(Source data)
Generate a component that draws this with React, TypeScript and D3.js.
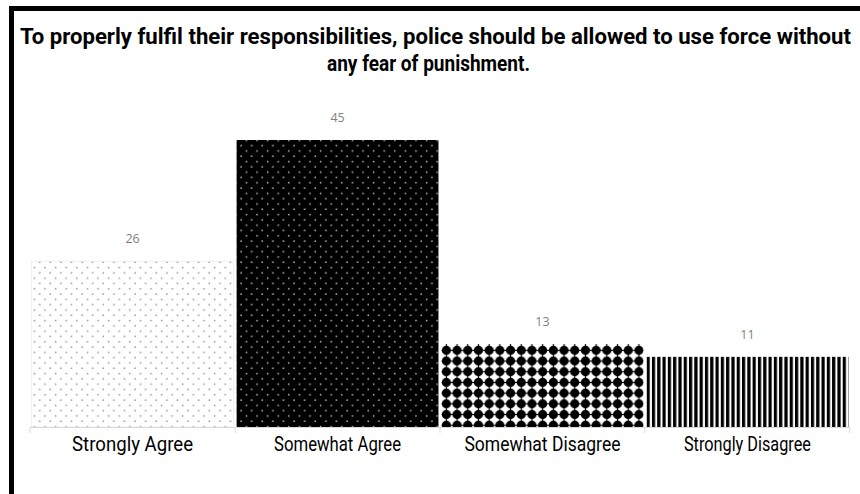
import React, { useEffect } from "react";
import * as d3 from "d3";

const categories = ["Strongly Agree", "Somewhat Agree", "Somewhat Disagree", "Strongly Disagree"];
const values = [26, 45, 13, 11];
const labelWidths = [121, 127, 156, 127];
const patternIds = ["pDotsLight", "pDotsDark", "pDiamond", "pStripes"];
const titleLines = [
  "To properly fulfil their responsibilities, police should be allowed to use force without",
  "any fear of punishment.",
];

const W = 860;
const H = 494;

export default function App() {
  useEffect(() => {
    document.body.style.overflow = "hidden";
    document.body.style.margin = "0";
  }, []);
  const x = d3.scaleBand<string>().domain(categories).range([30, 850]).paddingInner(0.015).paddingOuter(0.008);
  const y = d3.scaleLinear().domain([0, 45]).range([427, 140]);
  const boundaries = [30, ...categories.map((c) => (x(c) as number) + x.bandwidth() + (x.step() - x.bandwidth()) / 2)];
  const condensed = "Roboto, 'DejaVu Sans', sans-serif";

  return (
    <svg
      width={W}
      height={H}
      style={{ position: "fixed", left: 0, top: 0, background: "#fff", display: "block" }}
    >
      <defs>
        <pattern id="pDotsLight" width={10.6} height={10.6} patternUnits="userSpaceOnUse">
          <rect width={10.6} height={10.6} fill="#fff" />
          <circle cx={2.6} cy={2.6} r={0.85} fill="#9a9a9a" />
          <circle cx={7.9} cy={7.9} r={0.85} fill="#9a9a9a" />
        </pattern>
        <pattern id="pDotsDark" width={10.6} height={10.6} patternUnits="userSpaceOnUse">
          <rect width={10.6} height={10.6} fill="#000" />
          <circle cx={2.6} cy={2.6} r={0.85} fill="#b5b5b5" />
          <circle cx={7.9} cy={7.9} r={0.85} fill="#b5b5b5" />
        </pattern>
        <pattern id="pDiamond" width={10.7} height={10.7} patternUnits="userSpaceOnUse" x={441} y={345}>
          <rect width={10.7} height={10.7} fill="#fff" />
          <rect x={0} y={4.75} width={10.7} height={1.2} fill="#000" />
          <rect x={4.75} y={0} width={1.2} height={10.7} fill="#000" />
          <circle cx={5.35} cy={5.35} r={4.6} fill="#000" />
        </pattern>
        <pattern id="pStripes" width={5.3} height={10} patternUnits="userSpaceOnUse">
          <rect width={5.3} height={10} fill="#fff" />
          <rect x={0} width={3.2} height={10} fill="#000" />
        </pattern>
      </defs>

      {/* frame */}
      <rect x={9} y={6} width={W - 9} height={5} fill="#000" />
      <rect x={9} y={6} width={5} height={H - 6} fill="#000" />

      {/* title */}
      <g transform="translate(0,44) scale(1,1.2)">
        <text
          x={435.5}
          y={0}
          textAnchor="middle"
          fontFamily={condensed}
          fontWeight="bold"
          fontSize={19}
          textLength={831}
          lengthAdjust="spacingAndGlyphs"
          fill="#000"
        >
          {titleLines[0]}
        </text>
      </g>
      <g transform="translate(0,71) scale(1,1.2)">
        <text
          x={428.5}
          y={0}
          textAnchor="middle"
          fontFamily={condensed}
          fontWeight="bold"
          fontSize={19}
          textLength={203}
          lengthAdjust="spacingAndGlyphs"
          fill="#000"
        >
          {titleLines[1]}
        </text>
      </g>

      {/* bars */}
      {categories.map((c, i) => (
        <rect
          key={c}
          x={x(c)}
          y={y(values[i])}
          width={x.bandwidth()}
          height={y(0) - y(values[i])}
          fill={`url(#${patternIds[i]})`}
          stroke={i === 0 ? "#e6e6e6" : "none"}
          strokeWidth={0.6}
        />
      ))}

      {/* value labels */}
      {categories.map((c, i) => (
        <text
          key={c}
          x={(x(c) as number) + x.bandwidth() / 2}
          y={y(values[i]) - 18}
          textAnchor="middle"
          fontFamily="'Open Sans', sans-serif"
          fontSize={12.5}
          fill="#7f7f7f"
        >
          {values[i]}
        </text>
      ))}

      {/* axis */}
      <line x1={30} x2={850} y1={427.5} y2={427.5} stroke="#d9d9d9" strokeWidth={1} />
      {boundaries.map((b, i) => (
        <line key={i} x1={b} x2={b} y1={427.5} y2={433} stroke="#d9d9d9" strokeWidth={1} />
      ))}

      {/* category labels */}
      {categories.map((c, i) => (
        <text
          key={c}
          x={(x(c) as number) + x.bandwidth() / 2}
          y={451}
          textAnchor="middle"
          fontFamily={condensed}
          fontSize={21}
          textLength={labelWidths[i]}
          lengthAdjust="spacingAndGlyphs"
          fill="#000"
        >
          {c}
        </text>
      ))}
    </svg>
  );
}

(Written instruction) Using the listing above, gather each line that holds the string "React" and copy it.

(Result of the task)
Generate a component that draws this with React, TypeScript and D3.js.
import React, { useEffect } from "react";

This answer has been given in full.